Second periods could be an important aspect throughout the series. The second period is the period of the long change, which has the potential to disrupt line changes and keep players on the ice for extended periods of time. The Flyers need to get the puck in deep for line changes and eliminate the cute plays in the neutral zone. With as skilled as the Penguins are, they will be licking their chops if tired defenders are on the ice. Long changes also come into play in overtime in the playoffs as the teams switch ends after every period.
Goaltending. The elephant in the room. Let’s be honest, if you didn’t see this one coming, well, you just haven’t been paying attention for about the last two decades. Ilya Bryzgalov needs to be the Bryz of March and not the Bryz of the middle of the season that was “lost in the woods.” The Flyers are so deep offensively and defensively that he doesn’t need to be the best player on the ice. He just needs to be stable and make the stops he should make. Bryzgalov has struggled in the past two playoff seasons with Phoenix, compiling a 3.44 goals against average in a 2010 seven game defeat to Detroit and an ugly 4.36 goals against average in a 2011 sweep at the hands of that same Detroit team. If he thought the regular season in Philadelphia was a pressure cooker, he hasn’t seen anything yet. But stability is all the Flyers need in net. That being said, Marc-Andre Fleury wasn’t so hot down the stretch.

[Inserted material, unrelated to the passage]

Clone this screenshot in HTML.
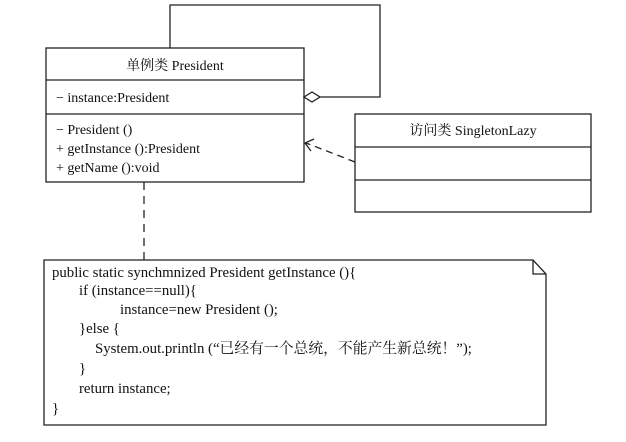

Now for the moment you’ve all been waiting for: prediction time. Sorry to disappoint but this series is so close and evenly matched that there is no way a prediction can be made. Make fun all you want for taking the easy way out, but it’s the truth.
There are two certainties though. 1. The Flyers must at least split the first two games in Pittsburgh to have a legitimate shot at winning the series. 2. Whichever team survives this series may not recover enough from the ferocious battle to make a deep run at Lord Stanley’s cup.
Other series predictions: New York Rangers over Ottawa in 6 games/ Boston over Washington in 7 games/ New Jersey over Florida in 5 games/ Vancouver over Los Angeles in 6 games/ St. Louis over San Jose in 6 games/ Phoenix over Chicago in 6 games/ Detroit over Nashville in 7 games.